Insight: Appreciation of old rigs

I’m easily guilty of being an obsessive fan of classic radios and the more obscure stuff that maybe wasn’t great but quirky.

Sitting down tonight, after cleaning and regressing the shafts on the rotaries of the IC-251E I’ve rediscovered the pleasures of having around (I cut my ICOM HF teeth on a 211 counterpart and have a lot of appreciation for old ICOM VHF mobiles), I was idly listening around for telegraphy and SSB - noting I had about a quarter of S-Meter of QRM to offset, just how easily you could still discrimate and type identify sigs that barely climbed over the QRM, or generally (for most, indistinguishable, if it had been weak on FM).

OK, in fairness, it’s three owners (counting myself) old and it’s original owner maxed out the alignment and fitted his own ultra optimized nodded Mutek front end (the stock aftermarket Mutek mod was a common mod that I recall), so maybe my reflections of it’s performance don’t mirror out on the basic rig or basic modded set, but ■■■■ I still love using it and you’d be hard pushed to hate what was (about 40 years ago) a fairly high end radio.

Even the fact it has fixed steps tuning (each mode has a fixed proportional tuning step size) isn’t a pain.
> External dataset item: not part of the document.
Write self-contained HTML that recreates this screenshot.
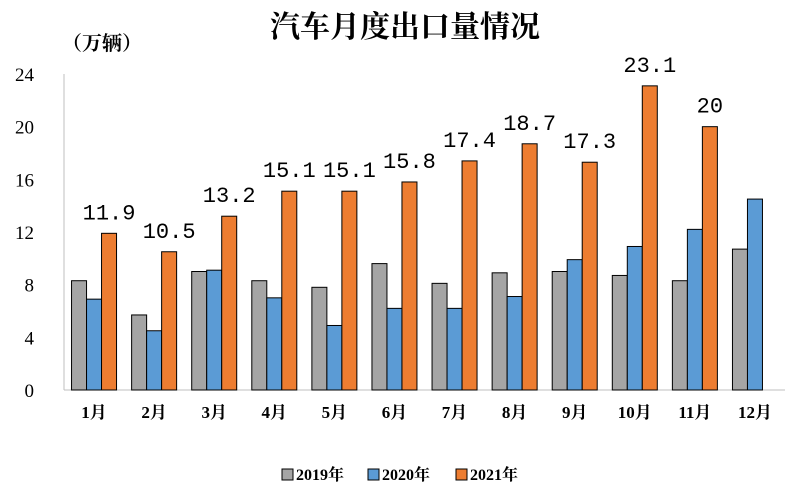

In fact, on FM where tuning should be a pain, you simply drop into CW (where you’ve the smallest steps), tune to carrier centre and max SIG, switch back to FM and end up bang on frequency. Bearing in mind it’s a multi mode which probably spent little time on FM by most users, means the things people expect it lacked (but it had a proper noise squelch often missing on variant multi modes with FM bolted on for some markets).

But you’ll do yourself and your perception of good qualities an injustice if you write of those good oldies as yesterday’s junk.

Like I mentioned, I cut my serious SWL teeth on a borrowed 211 until I got my Lafayette HA-600A, and the HA-600A was an not so great oldie in the era of the 211, but I rapidly learnt to love my £45 HA-600 and the 211 taught me what qualities to aim for when I bought a modern Rx set later (and inherited a fully maxed FT-747GX just afterwards… my timing was always questionable).

So between extremes of HF stuff 40-60 years old today, and relatively similar VHF and UHF oldies I remember as a kid and got hold of decades later), it reminds me of how important the journey was and how it changes your perception.

So if you’re luck enough to land an oldie as your first proper Rx or TxCr or TxRx, just endure the journey and you’ll appreciate what gear you aspire to that much more, I’d put money on you still being sentimental about those early days.

Aside from very discrimating hearing by nature, I can lay those old radios and having to brute force train myself to hear the virtually audible unresolvable as a precursor to how I got really good as audio restoration. There are always hidden benefits to such journeys.